■ **WORK INSTRUCTIONS**: Only the lines from the line containing "Output the LaTeX" through the line containing "(0,0) rectangle (673,791);" should be reproduced, please, with no pictures.
____ TASK MATERIAL
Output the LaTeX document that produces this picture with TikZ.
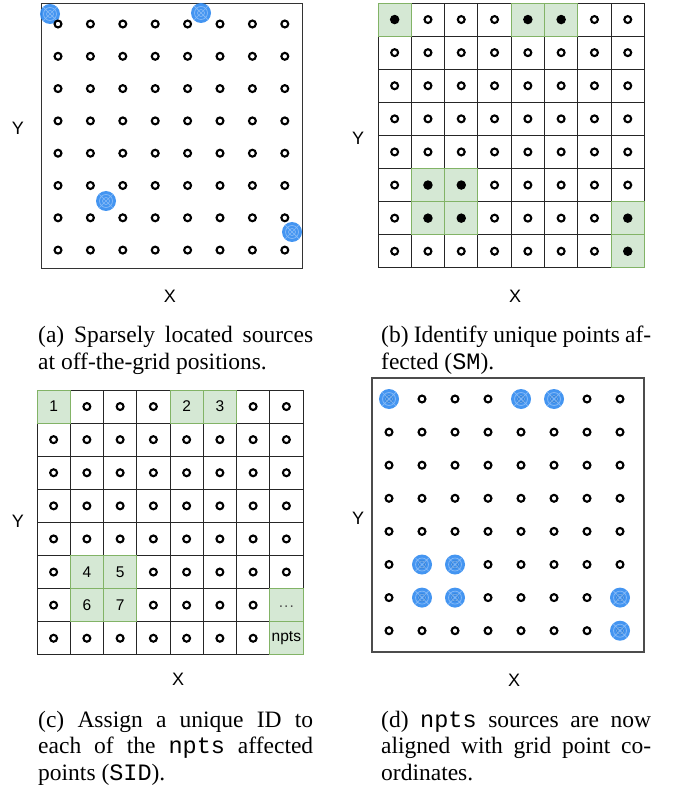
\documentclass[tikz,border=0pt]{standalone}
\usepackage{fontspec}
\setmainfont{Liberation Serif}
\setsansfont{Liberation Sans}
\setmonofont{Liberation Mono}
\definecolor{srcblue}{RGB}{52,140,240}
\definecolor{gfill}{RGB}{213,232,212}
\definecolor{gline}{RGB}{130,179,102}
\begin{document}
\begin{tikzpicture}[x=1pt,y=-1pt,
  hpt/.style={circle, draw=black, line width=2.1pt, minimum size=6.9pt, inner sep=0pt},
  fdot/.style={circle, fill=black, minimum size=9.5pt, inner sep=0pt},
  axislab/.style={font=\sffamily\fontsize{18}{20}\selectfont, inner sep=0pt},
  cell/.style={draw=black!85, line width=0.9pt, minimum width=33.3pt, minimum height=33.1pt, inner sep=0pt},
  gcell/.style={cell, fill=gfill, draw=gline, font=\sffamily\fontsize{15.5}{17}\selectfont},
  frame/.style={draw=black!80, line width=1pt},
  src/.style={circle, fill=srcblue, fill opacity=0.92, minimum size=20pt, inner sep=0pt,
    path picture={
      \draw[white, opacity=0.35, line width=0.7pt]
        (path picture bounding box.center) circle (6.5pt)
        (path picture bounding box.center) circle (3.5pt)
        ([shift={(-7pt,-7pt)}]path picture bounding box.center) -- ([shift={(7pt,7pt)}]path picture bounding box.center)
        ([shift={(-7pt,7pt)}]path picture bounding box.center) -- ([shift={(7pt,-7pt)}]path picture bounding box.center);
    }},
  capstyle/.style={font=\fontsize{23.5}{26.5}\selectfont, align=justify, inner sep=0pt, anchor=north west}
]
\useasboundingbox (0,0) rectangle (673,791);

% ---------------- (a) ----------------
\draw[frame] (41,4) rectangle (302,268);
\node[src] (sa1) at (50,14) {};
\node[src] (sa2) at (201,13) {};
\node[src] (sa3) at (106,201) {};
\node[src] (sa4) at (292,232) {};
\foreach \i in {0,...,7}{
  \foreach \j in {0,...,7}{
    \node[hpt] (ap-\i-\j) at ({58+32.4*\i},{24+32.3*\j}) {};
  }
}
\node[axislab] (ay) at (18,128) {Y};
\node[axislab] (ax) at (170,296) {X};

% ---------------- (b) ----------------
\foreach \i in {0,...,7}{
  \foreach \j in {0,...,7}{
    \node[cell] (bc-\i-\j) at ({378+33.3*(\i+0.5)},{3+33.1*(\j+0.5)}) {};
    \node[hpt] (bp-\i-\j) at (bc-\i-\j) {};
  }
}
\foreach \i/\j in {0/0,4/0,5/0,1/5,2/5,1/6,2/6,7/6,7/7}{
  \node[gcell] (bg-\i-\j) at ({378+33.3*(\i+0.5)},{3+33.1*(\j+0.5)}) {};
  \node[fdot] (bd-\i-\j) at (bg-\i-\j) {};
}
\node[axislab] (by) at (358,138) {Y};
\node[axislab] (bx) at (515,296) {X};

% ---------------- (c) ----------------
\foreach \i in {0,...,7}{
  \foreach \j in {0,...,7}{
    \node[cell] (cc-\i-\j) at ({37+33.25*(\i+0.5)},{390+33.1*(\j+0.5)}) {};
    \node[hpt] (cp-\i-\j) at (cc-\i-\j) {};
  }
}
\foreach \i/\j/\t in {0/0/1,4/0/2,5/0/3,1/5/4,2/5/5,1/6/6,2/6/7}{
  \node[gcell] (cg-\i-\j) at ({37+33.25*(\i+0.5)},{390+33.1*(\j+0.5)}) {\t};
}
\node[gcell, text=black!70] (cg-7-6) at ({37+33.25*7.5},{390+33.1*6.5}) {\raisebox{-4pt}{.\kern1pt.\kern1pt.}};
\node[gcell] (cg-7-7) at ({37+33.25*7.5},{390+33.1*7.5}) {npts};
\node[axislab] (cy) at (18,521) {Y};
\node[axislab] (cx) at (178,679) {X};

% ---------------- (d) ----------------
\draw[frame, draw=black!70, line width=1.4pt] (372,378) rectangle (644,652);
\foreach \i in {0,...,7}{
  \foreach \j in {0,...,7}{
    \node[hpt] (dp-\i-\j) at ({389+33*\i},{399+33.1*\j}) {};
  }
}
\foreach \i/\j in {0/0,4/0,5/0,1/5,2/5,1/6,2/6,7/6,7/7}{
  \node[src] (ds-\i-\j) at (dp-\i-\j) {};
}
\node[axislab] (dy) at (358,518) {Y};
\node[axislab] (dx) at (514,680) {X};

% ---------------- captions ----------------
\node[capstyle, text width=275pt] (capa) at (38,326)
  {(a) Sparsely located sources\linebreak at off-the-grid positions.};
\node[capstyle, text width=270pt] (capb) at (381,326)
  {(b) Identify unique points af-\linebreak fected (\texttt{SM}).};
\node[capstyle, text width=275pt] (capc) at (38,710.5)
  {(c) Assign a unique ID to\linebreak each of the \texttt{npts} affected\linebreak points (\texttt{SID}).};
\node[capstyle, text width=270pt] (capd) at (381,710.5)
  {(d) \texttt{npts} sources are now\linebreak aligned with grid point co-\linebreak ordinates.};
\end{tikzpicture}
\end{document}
________
____ TASK MATERIAL
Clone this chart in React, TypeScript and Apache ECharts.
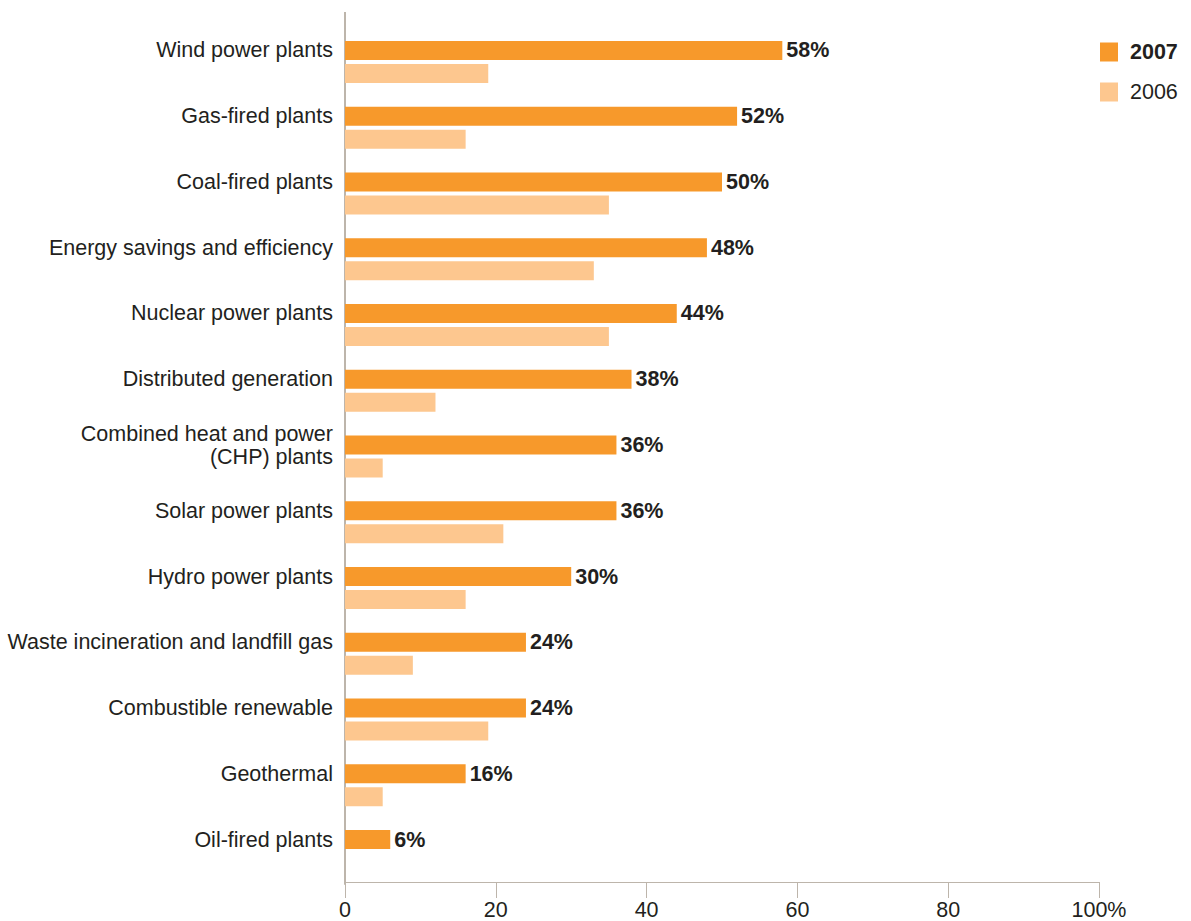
________
____ TASK MATERIAL
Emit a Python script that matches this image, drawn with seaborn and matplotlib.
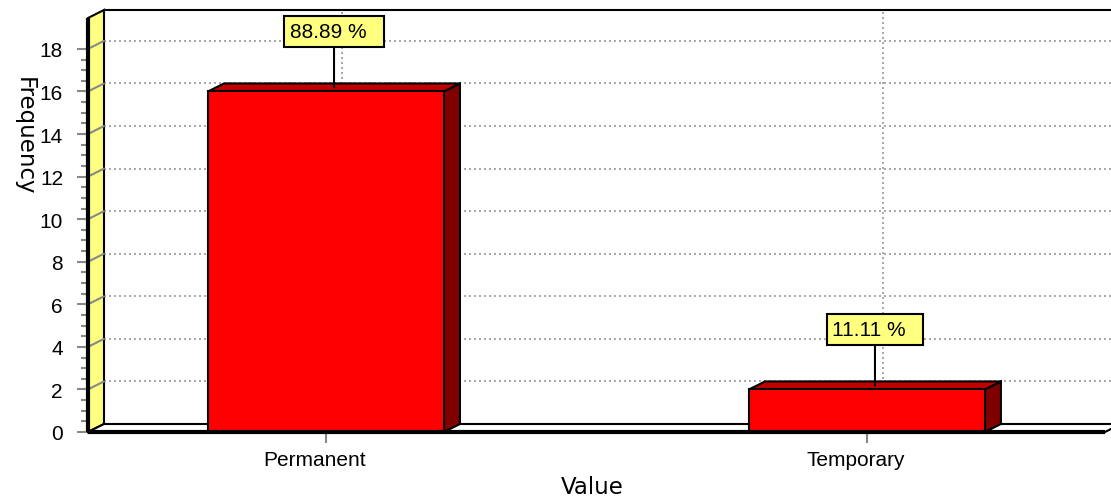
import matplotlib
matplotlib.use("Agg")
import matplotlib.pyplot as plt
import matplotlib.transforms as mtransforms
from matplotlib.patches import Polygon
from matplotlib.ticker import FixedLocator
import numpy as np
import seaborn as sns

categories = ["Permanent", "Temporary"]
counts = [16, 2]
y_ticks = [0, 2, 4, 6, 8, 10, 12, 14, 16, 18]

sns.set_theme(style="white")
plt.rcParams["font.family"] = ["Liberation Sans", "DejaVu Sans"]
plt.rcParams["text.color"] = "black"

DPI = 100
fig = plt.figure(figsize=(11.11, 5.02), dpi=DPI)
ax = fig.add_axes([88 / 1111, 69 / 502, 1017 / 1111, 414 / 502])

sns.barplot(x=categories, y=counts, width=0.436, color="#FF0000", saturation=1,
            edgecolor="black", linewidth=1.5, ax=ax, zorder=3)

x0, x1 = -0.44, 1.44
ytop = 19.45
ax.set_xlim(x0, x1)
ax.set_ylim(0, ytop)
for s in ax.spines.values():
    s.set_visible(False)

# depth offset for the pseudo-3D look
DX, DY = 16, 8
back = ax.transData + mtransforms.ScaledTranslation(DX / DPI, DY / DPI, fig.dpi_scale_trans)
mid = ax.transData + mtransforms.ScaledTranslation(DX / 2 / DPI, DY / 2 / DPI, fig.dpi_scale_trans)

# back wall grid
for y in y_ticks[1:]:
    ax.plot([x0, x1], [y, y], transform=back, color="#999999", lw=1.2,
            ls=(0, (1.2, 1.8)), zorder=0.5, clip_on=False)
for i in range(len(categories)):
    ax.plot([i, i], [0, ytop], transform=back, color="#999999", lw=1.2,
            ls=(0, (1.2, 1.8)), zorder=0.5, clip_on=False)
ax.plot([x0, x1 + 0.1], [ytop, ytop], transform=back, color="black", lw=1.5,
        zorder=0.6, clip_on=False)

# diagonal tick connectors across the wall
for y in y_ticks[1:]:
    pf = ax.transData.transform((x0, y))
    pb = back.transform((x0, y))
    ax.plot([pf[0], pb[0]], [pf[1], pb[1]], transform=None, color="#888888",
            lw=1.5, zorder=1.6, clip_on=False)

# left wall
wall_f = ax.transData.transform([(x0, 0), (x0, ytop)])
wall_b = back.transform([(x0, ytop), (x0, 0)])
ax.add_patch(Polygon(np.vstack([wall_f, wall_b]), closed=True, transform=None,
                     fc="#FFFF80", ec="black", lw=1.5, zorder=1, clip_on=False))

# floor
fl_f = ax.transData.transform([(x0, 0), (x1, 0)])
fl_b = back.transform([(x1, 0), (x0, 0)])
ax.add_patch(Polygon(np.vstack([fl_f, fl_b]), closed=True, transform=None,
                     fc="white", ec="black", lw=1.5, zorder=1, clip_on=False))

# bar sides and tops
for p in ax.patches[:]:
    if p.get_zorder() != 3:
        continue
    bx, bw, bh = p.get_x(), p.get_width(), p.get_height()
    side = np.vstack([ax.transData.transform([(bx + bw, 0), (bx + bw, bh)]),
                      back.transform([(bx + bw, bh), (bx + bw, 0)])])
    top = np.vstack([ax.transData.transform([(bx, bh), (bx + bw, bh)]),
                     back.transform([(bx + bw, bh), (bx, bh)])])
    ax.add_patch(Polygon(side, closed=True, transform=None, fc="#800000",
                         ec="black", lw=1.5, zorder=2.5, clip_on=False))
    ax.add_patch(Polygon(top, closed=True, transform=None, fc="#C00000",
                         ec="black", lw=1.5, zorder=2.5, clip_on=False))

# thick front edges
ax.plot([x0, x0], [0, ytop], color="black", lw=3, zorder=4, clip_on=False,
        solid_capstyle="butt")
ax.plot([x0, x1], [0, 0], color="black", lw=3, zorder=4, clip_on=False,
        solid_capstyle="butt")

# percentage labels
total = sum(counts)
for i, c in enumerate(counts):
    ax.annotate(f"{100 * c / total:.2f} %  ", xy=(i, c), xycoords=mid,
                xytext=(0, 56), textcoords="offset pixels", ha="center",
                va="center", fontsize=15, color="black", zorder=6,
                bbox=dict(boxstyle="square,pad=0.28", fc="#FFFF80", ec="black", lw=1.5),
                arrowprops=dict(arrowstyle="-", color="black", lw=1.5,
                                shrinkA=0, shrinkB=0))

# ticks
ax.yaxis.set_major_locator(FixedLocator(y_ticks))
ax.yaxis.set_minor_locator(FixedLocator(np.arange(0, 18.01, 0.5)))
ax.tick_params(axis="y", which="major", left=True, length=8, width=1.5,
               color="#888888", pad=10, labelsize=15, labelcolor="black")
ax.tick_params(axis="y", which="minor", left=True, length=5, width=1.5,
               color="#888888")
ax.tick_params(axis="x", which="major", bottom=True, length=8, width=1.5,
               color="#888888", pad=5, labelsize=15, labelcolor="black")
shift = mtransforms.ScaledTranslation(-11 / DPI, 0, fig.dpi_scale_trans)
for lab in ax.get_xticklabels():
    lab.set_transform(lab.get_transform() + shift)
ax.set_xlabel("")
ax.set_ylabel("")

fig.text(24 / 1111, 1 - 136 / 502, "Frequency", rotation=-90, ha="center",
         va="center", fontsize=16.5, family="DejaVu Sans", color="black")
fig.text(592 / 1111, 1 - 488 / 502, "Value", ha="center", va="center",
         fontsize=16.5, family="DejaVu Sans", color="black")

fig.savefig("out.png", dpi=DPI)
________
■ **EXERCISE RESPONSE**:
Output the LaTeX document that produces this picture with TikZ.
\documentclass[tikz,border=0pt]{standalone}
\usepackage{fontspec}
\setmainfont{Liberation Serif}
\setsansfont{Liberation Sans}
\setmonofont{Liberation Mono}
\definecolor{srcblue}{RGB}{52,140,240}
\definecolor{gfill}{RGB}{213,232,212}
\definecolor{gline}{RGB}{130,179,102}
\begin{document}
\begin{tikzpicture}[x=1pt,y=-1pt,
  hpt/.style={circle, draw=black, line width=2.1pt, minimum size=6.9pt, inner sep=0pt},
  fdot/.style={circle, fill=black, minimum size=9.5pt, inner sep=0pt},
  axislab/.style={font=\sffamily\fontsize{18}{20}\selectfont, inner sep=0pt},
  cell/.style={draw=black!85, line width=0.9pt, minimum width=33.3pt, minimum height=33.1pt, inner sep=0pt},
  gcell/.style={cell, fill=gfill, draw=gline, font=\sffamily\fontsize{15.5}{17}\selectfont},
  frame/.style={draw=black!80, line width=1pt},
  src/.style={circle, fill=srcblue, fill opacity=0.92, minimum size=20pt, inner sep=0pt,
    path picture={
      \draw[white, opacity=0.35, line width=0.7pt]
        (path picture bounding box.center) circle (6.5pt)
        (path picture bounding box.center) circle (3.5pt)
        ([shift={(-7pt,-7pt)}]path picture bounding box.center) -- ([shift={(7pt,7pt)}]path picture bounding box.center)
        ([shift={(-7pt,7pt)}]path picture bounding box.center) -- ([shift={(7pt,-7pt)}]path picture bounding box.center);
    }},
  capstyle/.style={font=\fontsize{23.5}{26.5}\selectfont, align=justify, inner sep=0pt, anchor=north west}
]
\useasboundingbox (0,0) rectangle (673,791);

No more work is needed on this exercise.